Una excursión
al zoológico
Manuel Vázquez Portal, Grupo Decoro
LA HABANA, agosto (www.cubanet.org) - El zoológico nacional de Cuba
está ubicado en los confines del mundo. Sin transporte propio no hay
manera de llegar a él, a menos que se guste de largas caminatas. Más
allá del Parque Lenin, que es como decir donde el diablo se burló
de su abuelita, abre sus puertas al escasísimo público que lo
visita.
Sus áreas de exposición son una verdadera delicia. La Pradera
Africana, vaya eufemismo pomposo, exhibe exactamente tres viejos, cansados,
aburridos elefantes; diez cebras comunes, si no me falló la cuenta; tres
rinocerontes y dos parejas de hipopótamos a los cuales apenas les vimos
las narices ya que andaban de pic-nic en un hediondo estanque que los salvaba
del tórrido agosto.
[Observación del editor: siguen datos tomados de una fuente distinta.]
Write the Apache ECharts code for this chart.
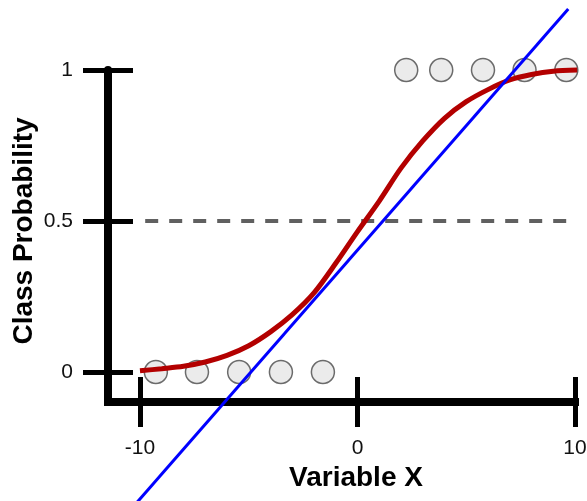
<!DOCTYPE html>
<html>
<head>
<meta charset="utf-8">
<script src="https://cdn.jsdelivr.net/npm/echarts@6/dist/echarts.min.js"></script>
<style>html,body{margin:0;padding:0;background:#fff}#c{width:587px;height:501px}</style>
</head>
<body>
<div id="c"></div>
<script>
// ---- data ----
var xTicks = [-10, 0, 10];
var yTicks = [0, 0.5, 1];
var class0X = [-9.27, -7.38, -5.44, -3.52, -1.59];
var class0Y = [0, 0, 0, 0, 0];
var class1X = [2.24, 3.85, 5.77, 7.68, 9.6];
var class1Y = [1, 1, 1, 1, 1];
var logisticX = [-10, -9, -8, -7, -6, -5, -4, -3, -2, -1, 0, 1, 2, 3, 4, 5, 6, 7, 8, 9, 10.1];
var logisticY = [0.004, 0.011, 0.019, 0.033, 0.055, 0.087, 0.133, 0.19, 0.262, 0.36, 0.465, 0.566, 0.675, 0.765, 0.84, 0.895, 0.935, 0.967, 0.985, 0.996, 1.0];
var linearX = [-10.3, 9.69];
var linearY = [-0.445, 1.202];
var thresholdX = [-9.76, 10.6];
var thresholdY = [0.5, 0.5];

function zip(a, b) { return a.map(function (v, i) { return [v, b[i]]; }); }

var FONT = 'Liberation Sans';
var xMin = -11.47, xMax = 10, yMin = -0.0993, yMax = 1;
var gridBox = { left: 108, right: 12, top: 70, bottom: 99, containLabel: false, outerBoundsMode: 'none' };

var chart = echarts.init(document.getElementById('c'), null, { renderer: 'canvas' });
chart.setOption({
  animation: false,
  backgroundColor: '#fff',
  grid: [Object.assign({}, gridBox), Object.assign({}, gridBox)],
  xAxis: [{
    type: 'value', gridIndex: 0, min: xMin, max: xMax, position: 'bottom',
    splitLine: { show: false },
    axisLine: { show: true, onZero: false, lineStyle: { color: '#000', width: 8, cap: 'square' } },
    axisTick: { show: true, inside: false, length: 25, customValues: xTicks, lineStyle: { color: '#000', width: 5 } },
    axisLabel: { show: true, customValues: xTicks, margin: 36, color: '#111', fontFamily: FONT, fontSize: 21 },
    name: 'Variable X', nameLocation: 'middle', nameGap: 62, nameMoveOverlap: false,
    nameTextStyle: { fontFamily: FONT, fontSize: 28, fontWeight: 'bold', color: '#000', padding: [0, 0, 0, 29] }
  }, {
    type: 'value', gridIndex: 1, min: xMin, max: xMax, position: 'bottom',
    splitLine: { show: false },
    axisLine: { show: false, onZero: false },
    axisTick: { show: true, inside: true, length: 25, customValues: xTicks, lineStyle: { color: '#000', width: 5 } },
    axisLabel: { show: false }
  }],
  yAxis: [{
    type: 'value', gridIndex: 0, min: yMin, max: yMax, position: 'left',
    splitLine: { show: false },
    axisLine: { show: true, onZero: false, lineStyle: { color: '#000', width: 8 } },
    axisTick: { show: true, inside: false, length: 25, customValues: yTicks, lineStyle: { color: '#000', width: 5 } },
    axisLabel: { show: true, customValues: yTicks, margin: 35, color: '#111', fontFamily: FONT, fontSize: 21 },
    name: 'Class Probability', nameLocation: 'middle', nameGap: 70, nameRotate: 90, nameMoveOverlap: false,
    nameTextStyle: { fontFamily: FONT, fontSize: 28, fontWeight: 'bold', color: '#000', padding: [0, 0, 0, 10] }
  }, {
    type: 'value', gridIndex: 1, min: yMin, max: yMax, position: 'left',
    splitLine: { show: false },
    axisLine: { show: false, onZero: false },
    axisTick: { show: true, inside: true, length: 25, customValues: yTicks, lineStyle: { color: '#000', width: 5 } },
    axisLabel: { show: false }
  }],
  series: [
    {
      type: 'scatter', xAxisIndex: 0, yAxisIndex: 0, z: 2,
      data: zip(class0X, class0Y).concat(zip(class1X, class1Y)),
      symbol: 'circle', symbolSize: 23,
      itemStyle: { color: '#ebebeb', borderColor: '#6b6b6b', borderWidth: 1.5, opacity: 1 }
    },
    {
      type: 'line', xAxisIndex: 0, yAxisIndex: 0, z: 3, clip: false,
      data: zip(thresholdX, thresholdY), showSymbol: false, symbol: 'none',
      lineStyle: { color: '#606060', width: 4, type: [13, 11] }
    },
    {
      type: 'line', xAxisIndex: 0, yAxisIndex: 0, z: 4, clip: false,
      data: zip(logisticX, logisticY), smooth: 0.3, showSymbol: false, symbol: 'none',
      lineStyle: { color: '#b30000', width: 5 }
    },
    {
      type: 'line', xAxisIndex: 0, yAxisIndex: 0, z: 5, clip: false,
      data: zip(linearX, linearY), showSymbol: false, symbol: 'none',
      lineStyle: { color: '#0000ff', width: 3 }
    }
  ]
});
</script>
</body>
</html>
La yerba rala y requemada por el sol era el banquete
de los felices animales, algunos árboles esmirriados sus elegantes
parasoles.
El Foso de los Leones, una excavación de farallones abruptos, con
doble puerta metálica, encierra a seis leones de caras tristes, gargantas
silenciosas, ojos perdidos en la distancia, con una pinta de vegetarianos que le
zumba. A los pobres, según nos explicó la guía, les brindan
la carne de un caballo cada quince días, imagino que devoren hasta los
cascos.
En otro foso, con estanque incluido, había tres osos negros cuyo
jadeo sofocado los tenía sin ánimos para moverse de debajo del único
árbol que sombrea su recinto. Seis pares de flamencos en un estanque de
aguas verdes, más de una docena de patos y un mono que trataba de
alcanzar una flor de majagua.
En las jaulas del llamado zoológico infantil, allí pensé
ver todo tipo de cachorritos, había una hiena rayada, dos monos verdes,
un macaco, un cachorro de león, dos venados, un loro y muchos lagartijos
en los troncos de los flamboyanes.
Cansados de ver tantos ejemplares únicos, curiosos, raros, nos fuimos
a una micropresa donde tres botes plásticos esperaban a que alguien los
alquilara. Rentamos uno y nos dedicamos a remar en las apacibles aguas. Al fin
pudimos ver tres búfalos que gozaban de un baño refrescante
mientras un montero desesperado les daba voces para llevarlos a otro lugar.
Y suerte que las mujeres cubanas, a fuerza de amargas experiencias, se han
tornado precavidas. Si no, hubiéramos pasado más hambre que un
piojo en una peluca. Cuando Gabriel dijo: "Papá, tengo hambre",
inmediatamente pensé en la cafetería del lugar. Para qué
contarles de la oferta. La tablilla del menú decía: "Cigarros
Populares, siete pesos. Gracias por su visita". Y ahí Yolanda haló
por la mochila salvadora. Desde el día anterior había preparado
unos emparedados y puesto a congelar refrescos instantáneos.
Nuestra visita al zoológico nacional estuvo motivada por un anuncio
que Gabriel había visto por la televisión. Según nos contó,
el lugar era una maravilla. Y allá nos fuimos. Cuando regresamos le
pregunté: "¿Qué animal te gustó más?"
y sin pensarlo, me miró con picardía y me dijo: "Tú,
cuando te encabronaste en la cafetería".